Production-Grade No-Code
You've built automations before. Several of them work fine - a form fills a spreadsheet, a Slack message fires when a deal closes, a webhook kicks off a chain of actions. Then one day step 3 of 5 fails at 2am, nobody notices for a week, and you're the one explaining to a customer why they got charged but never got their confirmation email. This guide is about the gap between an automation that works in the demo and one that survives contact with production.
Nothing here requires you to abandon the visual builder. It requires you to stop treating it like a toy. The tools - Zapier, Make, n8n, Power Automate - all have the primitives for reliability: error paths, retry policies, dead-letter storage, alerting hooks, and a code step for the one thing the canvas can't express cleanly. Almost nobody wires them up until something breaks badly enough to force the issue. This guide gets you there first.
We'll ground everything in one running example: new order comes in → charge the card → update inventory → send a confirmation email. Four steps, one API call each, and at least three different ways for it to go quietly, expensively wrong.
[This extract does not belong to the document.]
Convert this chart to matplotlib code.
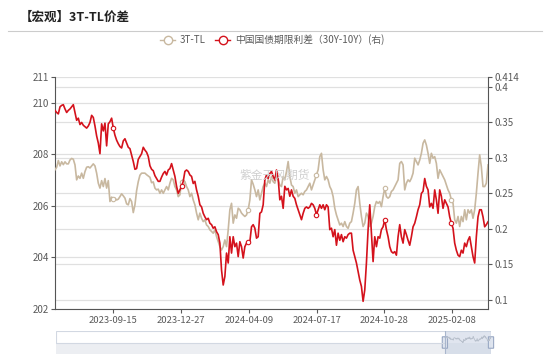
import numpy as np
import matplotlib
matplotlib.use("Agg")
import matplotlib.pyplot as plt
from matplotlib.patches import Rectangle, FancyBboxPatch

plt.rcParams['font.family'] = ['Noto Sans CJK SC', 'DejaVu Sans']

# 3T-TL 价差（左轴）
spread_3t_tl = [
    207.40, 207.50, 207.76, 207.55, 207.71, 207.60, 207.71, 207.63, 207.63, 207.78,
    207.84, 207.81, 207.59, 207.01, 207.16, 207.07, 207.27, 207.07, 207.33, 207.50,
    207.52, 207.47, 207.55, 207.63, 207.55, 207.27, 206.88, 206.69, 206.98, 206.75,
    207.06, 206.69, 206.98, 206.17, 206.34, 206.26, 206.30, 206.23, 206.26, 206.36,
    206.47, 206.39, 206.30, 206.08, 206.04, 206.28, 206.17, 205.74, 206.04, 206.59,
    206.94, 207.19, 207.27, 207.27, 207.27, 207.21, 207.16, 207.11, 206.90, 206.93,
    206.69, 206.62, 206.65,
    206.49, 206.62, 206.49, 206.62, 206.75, 206.62, 206.88, 207.07, 207.01, 206.75,
    206.62, 206.36, 206.43, 206.94, 207.01, 206.94, 206.75, 206.62, 206.36, 206.49,
    206.23, 206.04, 205.72, 205.46, 205.72, 205.52, 205.39, 205.46, 205.26, 205.20,
    205.07, 205.01, 204.94, 205.07, 204.81, 204.62, 204.42, 204.29, 204.42, 204.68,
    204.42, 205.07, 205.85, 206.10, 205.33, 205.65, 205.52, 205.91, 205.85, 205.72,
    205.65, 205.59, 205.65, 205.85, 206.23, 207.01, 206.84, 206.62, 206.36, 206.62,
    206.23, 206.49, 206.75,
    206.88, 206.75, 207.01, 206.88, 207.14, 206.94, 206.88, 207.20, 207.01, 206.81,
    206.75, 207.14, 207.01, 207.33, 207.72, 207.14, 206.81, 206.75, 206.49, 206.62,
    206.36, 206.43, 206.49, 206.43, 206.56, 206.62, 206.75, 206.88, 206.62, 206.81,
    207.01, 207.20, 207.40, 207.91, 208.04, 207.40, 207.01, 207.14, 207.01, 206.75,
    206.62, 206.36, 205.91, 205.65, 205.46, 205.26, 205.33, 205.20, 205.39, 205.20,
    205.13, 205.33, 205.39, 205.72, 206.10, 206.62, 206.75, 206.10, 205.59, 205.20,
    205.33, 205.72, 205.59,
    205.20, 205.33, 205.59, 205.97, 206.17, 206.10, 206.17, 205.97, 206.36, 206.69,
    206.36, 206.30, 206.36, 206.56, 206.62, 206.75, 206.88, 207.01, 207.65, 207.72,
    207.59, 206.62, 206.88, 207.01, 206.94, 207.07, 207.27, 207.85, 207.72, 207.59,
    207.78, 208.04, 208.43, 208.56, 208.36, 208.04, 207.65, 208.04, 207.85, 207.91,
    207.65, 207.07, 207.40, 207.27, 207.14, 207.01, 206.81, 206.62, 206.49, 206.23,
    206.10, 205.46, 205.33, 205.59, 205.20, 205.59, 205.39, 205.85, 205.46, 205.85,
    205.72, 205.85, 205.52, 205.85, 206.49, 207.27, 207.98, 207.52, 206.75, 206.75,
    206.88, 207.59,
]

# 中国国债期限利差（30Y-10Y），右轴
term_spread = [
    0.367, 0.364, 0.362, 0.372, 0.374, 0.375, 0.369, 0.364, 0.367, 0.369,
    0.372, 0.375, 0.364, 0.353, 0.356, 0.347, 0.350, 0.346, 0.344, 0.342,
    0.345, 0.350, 0.360, 0.357, 0.345, 0.331, 0.321, 0.306, 0.348, 0.338,
    0.349, 0.317, 0.348, 0.351, 0.356, 0.342, 0.332, 0.325, 0.320, 0.316,
    0.314, 0.324, 0.327, 0.321, 0.315, 0.313, 0.304, 0.295, 0.284, 0.285,
    0.298, 0.302, 0.306, 0.315, 0.311, 0.308, 0.302, 0.289, 0.284, 0.282,
    0.275, 0.271, 0.267,
    0.267, 0.273, 0.278, 0.281, 0.276, 0.283, 0.285, 0.292, 0.283, 0.274,
    0.260, 0.250, 0.255, 0.260, 0.267, 0.281, 0.283, 0.281, 0.276, 0.274,
    0.264, 0.267, 0.255, 0.246, 0.234, 0.231, 0.222, 0.217, 0.213, 0.215,
    0.208, 0.206, 0.201, 0.203, 0.196, 0.192, 0.180, 0.142, 0.121, 0.133,
    0.166, 0.152, 0.189, 0.166, 0.189, 0.175, 0.180, 0.161, 0.182, 0.175,
    0.159, 0.175, 0.180, 0.181, 0.182, 0.203, 0.206, 0.201, 0.187, 0.189,
    0.222, 0.224, 0.234,
    0.269, 0.276, 0.271, 0.278, 0.281, 0.274, 0.269, 0.283, 0.271, 0.241,
    0.246, 0.229, 0.260, 0.255, 0.257, 0.246, 0.255, 0.246, 0.243, 0.234,
    0.227, 0.220, 0.213, 0.222, 0.229, 0.231, 0.229, 0.231, 0.236, 0.234,
    0.229, 0.220, 0.227, 0.234, 0.229, 0.234, 0.227, 0.234, 0.231, 0.199,
    0.201, 0.189, 0.199, 0.177, 0.194, 0.184, 0.192, 0.182, 0.189, 0.187,
    0.192, 0.194, 0.194, 0.170, 0.161, 0.152, 0.140, 0.128, 0.119, 0.098,
    0.114, 0.152, 0.199,
    0.234, 0.194, 0.154, 0.189, 0.175, 0.189, 0.187, 0.199, 0.203, 0.213,
    0.199, 0.189, 0.175, 0.168, 0.166, 0.168, 0.163, 0.189, 0.206, 0.189,
    0.180, 0.199, 0.192, 0.184, 0.177, 0.189, 0.203, 0.208, 0.217, 0.227,
    0.234, 0.250, 0.253, 0.271, 0.260, 0.255, 0.231, 0.236, 0.229, 0.255,
    0.241, 0.222, 0.255, 0.246, 0.229, 0.241, 0.236, 0.231, 0.217, 0.208,
    0.201, 0.180, 0.170, 0.163, 0.161, 0.170, 0.166, 0.180, 0.175, 0.184,
    0.189, 0.175, 0.161, 0.152, 0.189, 0.217, 0.227, 0.227, 0.217, 0.203,
    0.206, 0.210,
]

date_labels = ['2023-09-15', '2023-12-27', '2024-04-09', '2024-07-17', '2024-10-28', '2025-02-08']
date_pos = [35, 75.7, 116.4, 157.1, 197.8, 238.5]

left_ticks = [202, 204, 206, 208, 210, 211]
right_ticks = [0.1, 0.15, 0.2, 0.25, 0.3, 0.35, 0.4, 0.414]
right_labels = ['0.1', '0.15', '0.2', '0.25', '0.3', '0.35', '0.4', '0.414']

TAN = '#c8b8a0'
RED = '#d4121c'
GRID = '#e0e0e0'
TXT = '#5a5a5a'

x = np.arange(len(spread_3t_tl))
marks = [int(round(p)) for p in date_pos]

fig = plt.figure(figsize=(5.5, 3.56), dpi=100)
ax1 = fig.add_axes([55 / 550, 1 - 309 / 356, 433 / 550, 232 / 356])
ax2 = ax1.twinx()
ax1.set_zorder(2)
ax2.set_zorder(1)
ax1.patch.set_visible(False)

ax1.set_xlim(0, len(x) - 1)
ax1.set_ylim(202, 211)
ax2.set_ylim(0.0872, 0.414)

# 网格线（两个轴的刻度都画）
ax1.set_yticks(left_ticks)
ax1.set_yticklabels([str(t) for t in left_ticks])
ax2.set_yticks(right_ticks)
ax2.set_yticklabels(right_labels)
for t in left_ticks[:-1]:
    ax1.axhline(t, color=GRID, lw=0.9, zorder=0)
for t in right_ticks:
    ax2.axhline(t, color=GRID, lw=0.9, zorder=0)

ax1.plot(x, spread_3t_tl, color=TAN, lw=1.2, zorder=3,
         marker='o', markevery=marks, ms=3.2, mfc='white', mec=TAN, mew=0.8)
ax1.plot(x, term_spread, color=RED, lw=1.2, zorder=4, transform=ax2.transData,
         marker='o', markevery=marks, ms=3.2, mfc='white', mec=RED, mew=0.8)

ax1.set_xticks(date_pos)
ax1.set_xticklabels(date_labels)

for ax in (ax1, ax2):
    ax.spines['top'].set_visible(False)
    ax.tick_params(colors=TXT, labelsize=7, length=3, width=0.8)
ax1.spines['right'].set_visible(False)
ax2.spines['left'].set_visible(False)
ax2.spines['bottom'].set_visible(False)
ax1.spines['left'].set_color('#555555')
ax2.spines['right'].set_color('#555555')
ax1.spines['bottom'].set_color('#555555')
ax1.tick_params(axis='x', labelsize=6.8, pad=2)
ax1.tick_params(axis='y', pad=1.5)
ax2.tick_params(axis='y', pad=1.5)

# 水印
fig.text(275 / 550, 1 - 175 / 356, '紫金天风期货', color='#d0d0d0', fontsize=8.5,
         ha='center', va='center', zorder=10)

# 标题和分隔线
fig.text(20 / 550, 1 - 17 / 356, '【宏观】3T-TL价差', fontsize=9, fontweight='bold',
         color='#222222', va='center', ha='left')
fig.add_artist(plt.Line2D([8 / 550, 542 / 550], [1 - 31 / 356, 1 - 31 / 356],
                          color='#cccccc', lw=0.8))

# 图例
ly = 1 - 40 / 356
for x0, col, label in [(160, TAN, '3T-TL'), (215, RED, '中国国债期限利差（30Y-10Y）(右)')]:
    fig.add_artist(plt.Line2D([x0 / 550, (x0 + 15) / 550], [ly, ly], color=col, lw=1.0))
    fig.add_artist(plt.Line2D([(x0 + 7.5) / 550], [ly], marker='o', ms=6,
                              mfc='white', mec=col, mew=1.0))
    fig.text((x0 + 20) / 550, ly, label, fontsize=7, color=TXT, va='center', ha='left')

# 底部缩放条
sl = fig.add_axes([56 / 550, 1 - 354 / 356, 435 / 550, 23 / 356])
sl.set_xlim(0, 1)
sl.set_ylim(0, 1)
sl.axis('off')
sl.add_patch(Rectangle((0, 0), 1, 1, fc='white', ec='#d2d8e2', lw=0.8))
sl.add_patch(Rectangle((0, 0), 1, 0.5, fc='#eceef2', ec='none'))
sl.plot([0, 0.894], [0.5, 0.5], color='#d2d8e2', lw=0.8)
tan_arr = np.array(spread_3t_tl)
wx = 0.894 + (1 - 0.894) * x / x[-1]
wy = 0.5 + 0.3 * (tan_arr - tan_arr.min()) / (tan_arr.max() - tan_arr.min())
sl.plot(wx, wy, color='#b8c0cc', lw=0.6)
sl.add_patch(Rectangle((0.894, 0), 0.106, 1, fc='#c7d1e3', ec='none', alpha=0.55))
for hx in (0.894, 1.0):
    sl.plot([hx, hx], [0, 1], color='#a9b6cc', lw=0.8)
    sl.add_patch(FancyBboxPatch((hx - 0.006, 0.25), 0.012, 0.5,
                                boxstyle='round,pad=0,rounding_size=0.004',
                                fc='#dfe5ef', ec='#9aa9c4', lw=0.8, clip_on=False))

fig.savefig('out.png', dpi=100)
The arc: Phase 1 catalogs the failure modes beginners never hit until production - rate limits, partial failures with no rollback, and errors that make no noise at all. Phase 2 builds the actual defenses: idempotency so a retry can't double-charge anyone, a dead-letter pattern so failed runs land somewhere a human will actually see them, and alerting that doesn't depend on someone remembering to check a dashboard. Phase 3 covers the hybrid escape hatch - when dropping a single code step or a small API into an otherwise-visual workflow is the senior move, not a concession that no-code failed.
If you haven't built a multi-step automation yet, start with n8n, Zapier, or Make, and read Automation Triggers and Actions first - this guide assumes you already know what a trigger, action, and filter are and have felt at least one flow fail on you.